The case of Hugh le Bever may also be mentioned. He was charged with the murder of his wife Alice. He refused to plead. He was therefore taken to Newgate and there put in penance until his death. That is to say, he was placed in solitary confinement—one can still see the narrow cell in the old gate-prisons (for example, that at Rouen)—and there left to his own meditations, with a daily allowance of bread and water. One wonders how long the poor wretch lingered there. Perhaps his mind fell into a comatose condition in which the days passed on without any other feeling than that of blank misery, while the body grew weaker. Perhaps he went mad. Perhaps he begged to be taken out and hanged. So difficult it was, so heavy the task of making the people obedient to the law.

In the fourteenth century we find a new departure of a remarkable character. There sprang up a new thing in the land—a feeling of compassion for the misery of the unhappy prisoners of Newgate and other gaols in London. The wills beginning in the year 1348 show bequests for the poor prisoners. From 1348 to 1500 the wills published in the Calendar show eighty-one such bequests. This is very curious. It shows an humanising influence of some kind—what was it? Not the influence of monks and friars, because their spiritual force was fast declining. Was it the Lollarding with which the City of the fourteenth and fifteenth centuries was notoriously “infested”? The question is not easy to answer. But the fact remains. Further, we find that light bread was confiscated and given to the prisoners of Newgate; that all other kinds of food when confiscated for any reason, were also sent there; and that broken meats were sent to the prison from all men’s tables. It would appear, therefore, that no food was supplied to prisoners at the time, an inhuman practice, followed, until their abolition, by all the debtors’ prisons, causing for hundreds of years miseries unspeakable and incredible, were it not that compassion is a plant of such slow growth and so fragile.

The outbreak of gaol fever of 1419 was caused by the well-meant but injudicious action of the Mayor and Corporation.

They issued an ordinance, the reason of which is explained by the preamble.
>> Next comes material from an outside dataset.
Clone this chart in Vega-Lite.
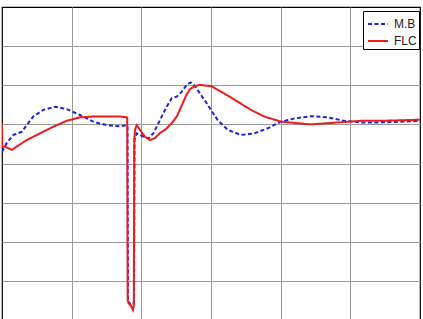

“Whereas the commendable intentions and charitable purpose of those who have been governors and presidents of the City of London heretofore have ordained a prison, called Ludgate, for the good and comfort of poor freemen of the said city who have been condemned, to the end that such poor prisoners might, more freely than others who are strangers, dwell in quiet in such place, and pray for their benefactors, and live upon the alms of the people.... Now, from one day to another, the charitable intentions and commendable purposes aforesaid are frustrated and turned to evil, inasmuch as many false persons, of bad disposition and purpose, have been more willing to take up their abode there, so as to waste and spend their goods upon the ease and licence that there is within, than to pay their debts; and, what is even more, do therein compass, conspire, and imagine oftentimes, through others of their false coin, to indict good and loyal men for felonies and treasons of which they have never been guilty.”

In other words, freemen of the City chose rather to live in the gaol of Ludgate, on the alms provided for poor prisoners, than to work and pay their debts; and, worse still, they made use of their time to get up conspiracies against honourable citizens. The only remedy that could be devised was to move all the prisoners to Newgate, and close the gaol. This was done in the month of June, but in November, Richard Whittington being mayor, it was found that most of the wretches taken to Newgate had died there, “by reason of the fetid and corrupt atmosphere”; whereupon Ludgate was reopened, “seeing that every person is bound to support and be tender of the lives of men.”

In April 1431, Whittington being dead, the prisoners of Ludgate were once more removed to Newgate, and, to the general indignation, eighteen of them were led through the streets, pinioned as if they had been felons, to the Sheriff’s Compter, probably with the view of not crowding Newgate again. But in June of the same year they were all taken back to Ludgate, which remained a debtor’s prison for the citizens of London till the year 1762, when the gate was taken down and the prisoners removed to the London Workhouse in Bishopsgate Street. This double removal looks as if works of enlargement or of repair were in progress at Ludgate. Twenty years later, in 1454, it was greatly enlarged by Dame Agnes Forster; see also p. [196].

Meanwhile, however, New Gate and Prison had been enlarged or practically rebuilt by Whittington, who began it, and his executors, who finished it. He seems to have furnished the prison with additional chambers on the south side. It is pleasant to think that one of the last actions of this great and good man was to improve the “fetid and corrupt atmosphere in the noxious Prison of Newgate.”

It may be remarked that the gate was decorated with a bas-relief of the famous cat, showing that there was current in Whittington’s own life the story of the cat.